My blog is about what I call “real Venice” — not the postcard, touristic, guidebook viewpoint of the famous city (though I’ve also written a guidebook) but the everyday life of what is an amazing, surprising, frustrating small town.
I focus on two primary aspects: What it’s like for me to live here, things I do, people I know, etc, and what’s like for the few remaining Venetians who live here. It’s a struggle for everybody but there are many compensations.
In other words, the blog is my response to the question people often ask me: “What’s it like to live in Venice?” Often followed by “I really envy you,” “It must be amazing,” “I wish I could live here,” and so on. To which I apply a blast of reality, for better or worse.
I have two main types of readers: People who have been to Venice, sometimes many times, and who want to know the city better, and those who haven’t been to Venice but would like to imagine they have. In any case, my reader is someone who has some context — either through lots of travel, or interest in history, or interest in curious places and things — for the viewpoint I give on the city.

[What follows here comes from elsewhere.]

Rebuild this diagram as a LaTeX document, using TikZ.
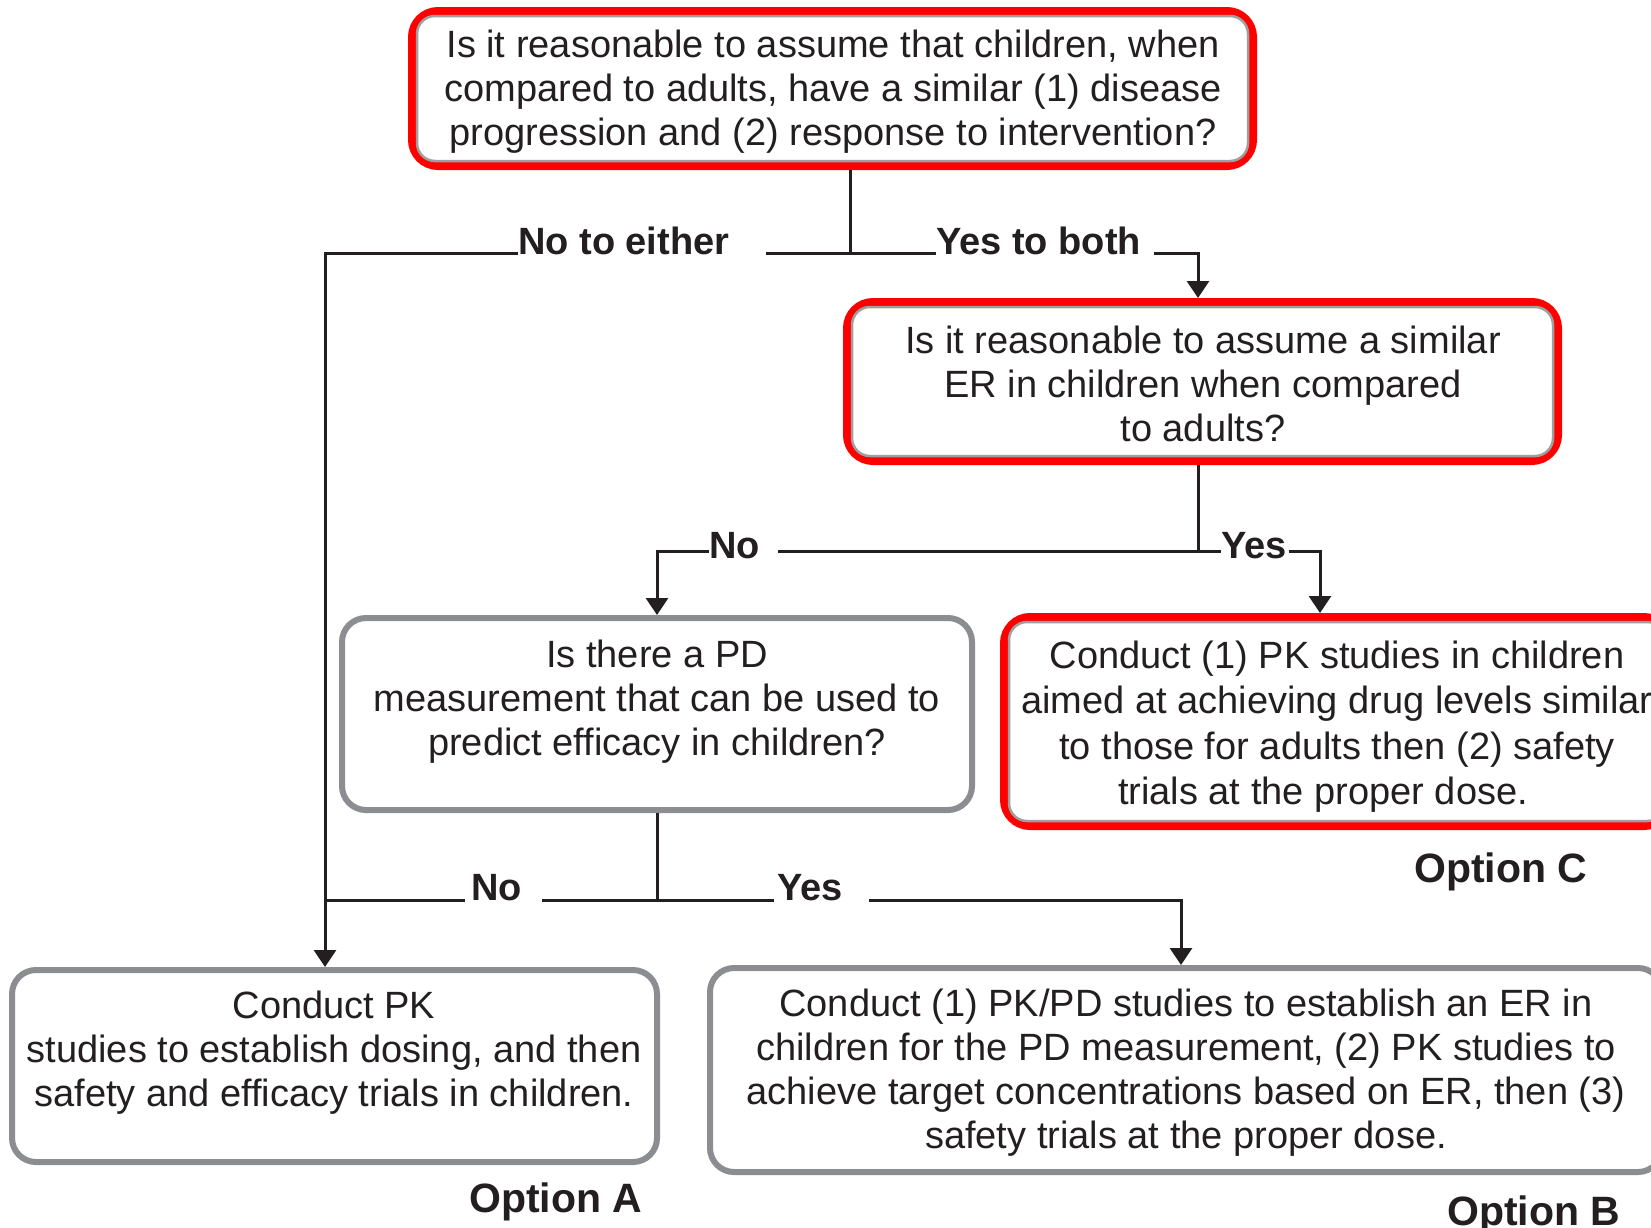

I have been fascinated, since the first time I came here as a tourist in 1985, by the world “behind the curtain,” so to speak. Everyone who comes here inevitably remarks that the city seems like a stage set, but I prefer the life backstage.
I wasn’t able to satisfy this curiosity as a tourist, but things changed when I came here as a journalist in 1994 on assignment for National Geographic to write about exactly the city that I wanted to know (“Venice: More than a Dream,” National Geographic, February 1995). Unexpectedly, I fell in love and married a Venetian and have been here ever since.
I started writing the blog because I got fed up with the endlessly repetitive stereotypes and outright misinformation that is written about the city. It’s unbelievable how many wrong ideas people who don’t live here manage to accumulate about Venice and how few ways they have to correct those ideas (assuming they care).
My blog is my way to address that imbalance between truth and myth. It’s pretty much a personal crusade, though I suppose if somebody wants to imagine a mythical Venice that exists only in fantasy, there’s nothing wrong with that. What I am combatting are the published statements which range from moderately incorrect to completely fabricated.I named my blog “iamnotmakingthisup” to reinforce the fact that whatever I write is verifiably true, because many, many things that happen here seem impossible, though true, and many things which are written about the city are also impossible and untrue.
I am an American, a professional journalist and have written for publication for more than 30 years; among my best articles are the 20 or so stories I’ve written for National Geographic magazine (where I also spent four years as a full-time editor).
Because my work has taken me to so many different places I’m sometimes characterized as a travel writer, but that isn’t quite right. My few attempts to write for travel magazines have been disasters (I suppose because I’m not inclined to tell people how to travel, where to stay, or what to eat).
What I do is write about subjects that require me to be in some foreign place that happens to be the location of some other event or problem, but not as a place to go to on vacation. Though if you feel like going to Lagos, Nigeria on vacation, go right ahead.
Being a complete imbecile where computers are concerned, undertaking the blog was a big step forward into unknown territory, and you (and Andrew) have been my life-savers. Your intelligence, knowledge, kindness, and patience have kept me going in assorted difficult moments and I have come to depend on you both for quick answers and good sense.
I can’t say we’ve worked together on anything in particular, I’ve just thrown you urgent questions which you have answered with fantastic skill.